Tomb Raider Legacy of Atlantis: liturgia de un regreso casi imposible
Hay obras que parecen dormir bajo capas de tiempo, como templos sumergidos que aguardan el roce de una antorcha para volver a brillar. El primer Tomb Raider pertenece a esa estirpe: un tótem primigenio donde el plataformeo —hoy arrinconado por las modas del control asistido y la narrativa omnipresente— actuaba como un rito de precisión y vértigo. No había monólogos, ni retahílas explicativas, ni un guion ansioso por imponerse: el juego era su propia historia, un organismo autosuficiente que palpitaba y temblaba en cada salto, en cada pasadizo y en cada abismo abierto bajo los pies de Lara.

En aquella era aún ingenua, la exploración no era un accesorio: era el motor sagrado que hacía avanzar el mundo. Los templos desconocidos se presentaban con la majestuosidad de lo inhóspito; sus arcadas perdidas, sus cámaras imposibles y sus trampas de ingeniería cruel trazaban un mapa emocional donde lo fantástico convivía con lo arcaico sin pedir permiso. Un dinosaurio acechando entre ruinas humanas milenarias no rompía la lógica del juego: la ensanchaba, le daba ese temblor de mito que convertía cada nivel en la sospecha de una civilización enterrada bajo nuestra propia historia.
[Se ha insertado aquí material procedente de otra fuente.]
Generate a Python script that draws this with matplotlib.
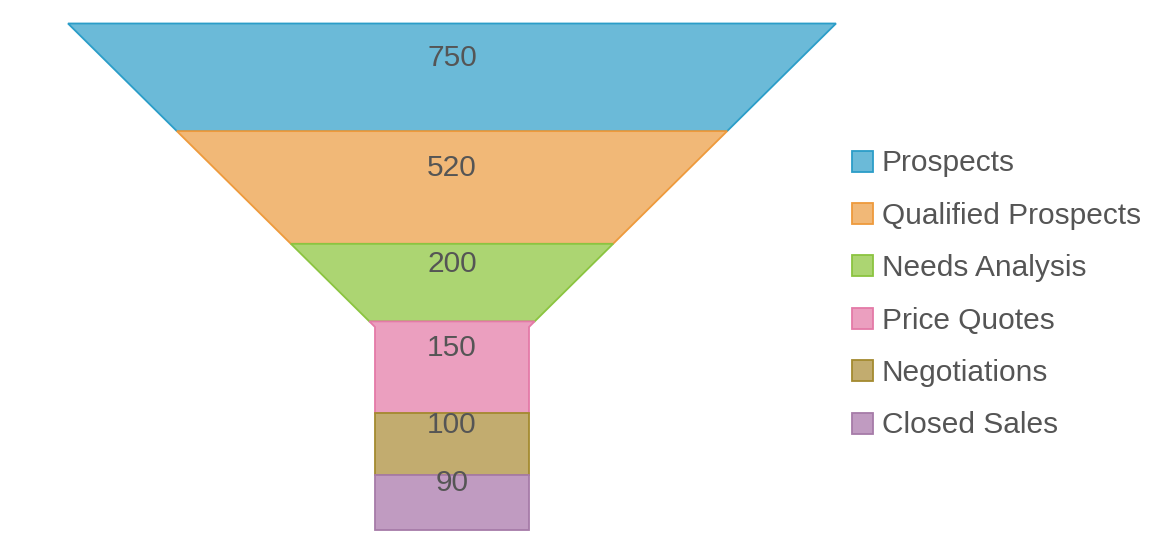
"""
Sales funnel: six pipeline stages drawn as a funnel with a neck,
segment areas proportional to the stage values, legend on the right.
"""

import numpy as np
import matplotlib.pyplot as plt
from matplotlib.patches import Polygon, Rectangle

# Data
stages = ["Prospects", "Qualified Prospects", "Needs Analysis",
          "Price Quotes", "Negotiations", "Closed Sales"]
values = [750, 520, 200, 150, 100, 90]

# Colours (fill, outline)
fills = ["#6bbad8", "#f1b877", "#acd572", "#eb9fbf", "#c2ac6f", "#c09bc1"]
edges = ["#2b9dc8", "#ee9a3c", "#8bc440", "#e47aa7", "#a48a2f", "#a67ba8"]

TEXT = "#555555"
plt.rcParams['font.family'] = ['Liberation Sans', 'DejaVu Sans']

# Funnel shape (in figure pixel units)
CX = 452.0
TOP = 23.5
TOP_W = 768.0
NECK_W = 154.0
CONE_H = 303.5
NECK_H = 203.0
SLOPE = (TOP_W - NECK_W) / (2 * CONE_H)   # half-width shrink per unit depth
CONE_AREA = (TOP_W + NECK_W) / 2 * CONE_H
TOTAL_AREA = CONE_AREA + NECK_W * NECK_H


def half_width(d):
    """Half width of the funnel at depth d below the top edge."""
    if d <= CONE_H:
        return TOP_W / 2 - SLOPE * d
    return NECK_W / 2


def depth_for_area(a):
    """Depth at which the area above reaches a."""
    if a <= CONE_AREA:
        # TOP_W*d - SLOPE*d^2 = a
        return (TOP_W - np.sqrt(TOP_W ** 2 - 4 * SLOPE * a)) / (2 * SLOPE)
    return CONE_H + (a - CONE_AREA) / NECK_W


def segment_outline(d0, d1):
    """Polygon vertices for the slice between depths d0 and d1."""
    depths = [d0]
    if d0 < CONE_H < d1:
        depths.append(CONE_H)
    depths.append(d1)
    right = [(CX + half_width(d), TOP + d) for d in depths]
    left = [(CX - half_width(d), TOP + d) for d in reversed(depths)]
    return right + left


fig = plt.figure(figsize=(11.7, 5.5), dpi=100)
ax = fig.add_axes([0, 0, 1, 1])
ax.set_xlim(0, 1170)
ax.set_ylim(550, 0)
ax.axis("off")

cum = np.concatenate([[0], np.cumsum(values)]) / np.sum(values) * TOTAL_AREA
for i, (val, fc, ec) in enumerate(zip(values, fills, edges)):
    d0 = depth_for_area(cum[i])
    d1 = depth_for_area(cum[i + 1])
    ax.add_patch(Polygon(segment_outline(d0, d1), closed=True,
                         facecolor=fc, edgecolor=ec, linewidth=1.3,
                         joinstyle="miter"))
    mid = TOP + (d0 + d1) / 2
    ax.text(CX, mid - 11, str(val), ha="center", va="baseline",
            fontsize=21.5, color=TEXT)

# Legend
LEG_X = 852
LEG_Y0 = 161
LEG_STEP = 52.4
BOX = 21
for i, (name, fc, ec) in enumerate(zip(stages, fills, edges)):
    y = LEG_Y0 + i * LEG_STEP
    ax.add_patch(Rectangle((LEG_X, y - BOX / 2), BOX, BOX,
                           facecolor=fc, edgecolor=ec, linewidth=1.3))
    ax.text(LEG_X + 30, y + 10.4, name, ha="left", va="baseline",
            fontsize=21.5, color=TEXT)

fig.savefig("out.png", dpi=100)
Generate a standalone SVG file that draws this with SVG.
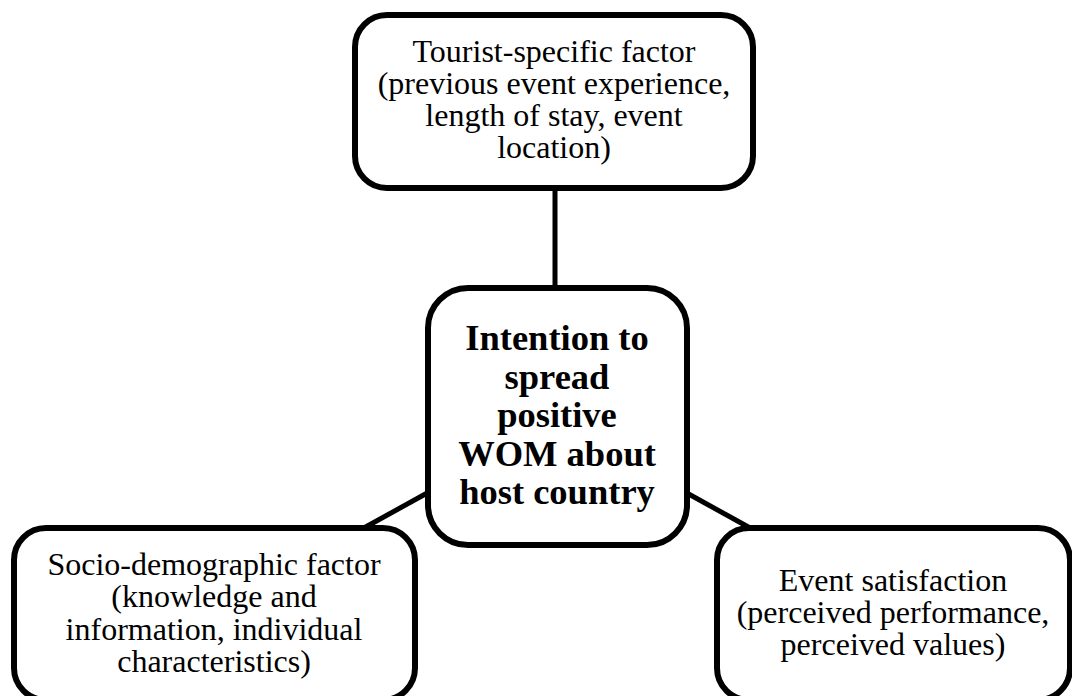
<svg xmlns="http://www.w3.org/2000/svg" width="1072" height="696" viewBox="0 0 1072 696">
<style>
.box{fill:#fff;stroke:#000;stroke-width:6}
.con{stroke:#000;stroke-width:5;fill:none}
.t{font-family:"Liberation Serif","Times New Roman",serif;font-size:32px;fill:#000;text-anchor:middle}
.b{font-family:"Liberation Serif","Times New Roman",serif;font-size:36.5px;font-weight:bold;fill:#000;text-anchor:middle}
</style>
<rect width="1072" height="696" fill="#fff"/>
<g id="connectors">
<line class="con" x1="555" y1="188" x2="555" y2="290"/>
<line class="con" x1="429" y1="492" x2="362" y2="529"/>
<line class="con" x1="685" y1="492" x2="752" y2="529"/>
</g>
<g id="tourist">
<rect class="box" x="355" y="15" width="398" height="173" rx="32"/>
<text class="t" x="554" y="62">Tourist-specific factor</text>
<text class="t" x="554" y="94">(previous event experience,</text>
<text class="t" x="554" y="126">length of stay, event</text>
<text class="t" x="554" y="158">location)</text>
</g>
<g id="intention">
<rect class="box" x="428" y="288" width="259" height="257" rx="40"/>
<text class="b" x="557" y="350">Intention to</text>
<text class="b" x="557" y="389">spread</text>
<text class="b" x="557" y="427">positive</text>
<text class="b" x="557" y="466">WOM about</text>
<text class="b" x="557" y="504">host country</text>
</g>
<g id="socio">
<rect class="box" x="14" y="528" width="401" height="172" rx="32"/>
<text class="t" x="214" y="575">Socio-demographic factor</text>
<text class="t" x="214" y="607">(knowledge and</text>
<text class="t" x="214" y="640">information, individual</text>
<text class="t" x="214" y="672">characteristics)</text>
</g>
<g id="satisfaction">
<rect class="box" x="717" y="528" width="353" height="172" rx="32"/>
<text class="t" x="893" y="591">Event satisfaction</text>
<text class="t" x="893" y="623">(perceived performance,</text>
<text class="t" x="893" y="655">perceived values)</text>
</g>
</svg>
El color era otro de sus conjuros. En sus cavernas brotaban lagos interiores de un azul espectral, tropical en apariencia pero glacial en su esencia. Aquel frío se insinuaba en la transparencia imposible de las texturas planas, en la pureza de unas superficies torpes que, sin proponérselo, levantaban un espacio casi pictórico. Nada tenía suavidad; todo tenía presencia. Era un mundo hecho de aristas que, paradójicamente, revelaban una belleza más perdurable que muchas superproducciones actuales.
Y después estaban los movimientos: esa mezcla indomable entre torpeza y acrobacia, una coreografía casi analógica donde cada salto exigía cálculo, paciencia y una devoción absoluta por el espacio. No había atajos. No había botones mágicos. Solo la certeza de que un error significaba el vacío. Aquella dificultad no era un capricho: era la argamasa que daba consistencia al viaje, el precio simbólico por acceder a un territorio perdido.

La música —mínima, cinematográfica, tremendamente consciente de sí misma— surgía como un relámpago cuando la acción lo reclamaba: un tiroteo, una aparición monstruosa, un giro del destino. Y luego desaparecía, devolviéndote al silencio mineral de aquel mundo ausente de vida humana, donde cada eco era una declaración de soledad y grandeza.
Por eso la idea de un remake despierta hoy una pulsión distinta a la mera nostalgia. Si se hace con inteligencia, con una lectura respetuosa de la alquimia original, podría erigirse como uno de los grandes títulos de los próximos años: una restitución del sentido primordial de la aventura, una reivindicación del salto como gesto sagrado, de la exploración como liturgia y del silencio como materia narrativa.

No se trataría de maquillar un clásico, sino de reencender su misterio. De devolverle el aura a un juego que brillaba precisamente por no decir demasiado, por dejar que los vacíos hablaran y que los templos respiraran su propio polvo azul.
Quizás, en una industria saturada de estímulos inmediatos, volver a Tomb Raider en su forma más pura sea la mayor aventura posible: un recordatorio de que el asombro sigue existiendo, solo hay que atrever-se a descender, otra vez, a ese mundo subterráneo que creíamos haber olvidado.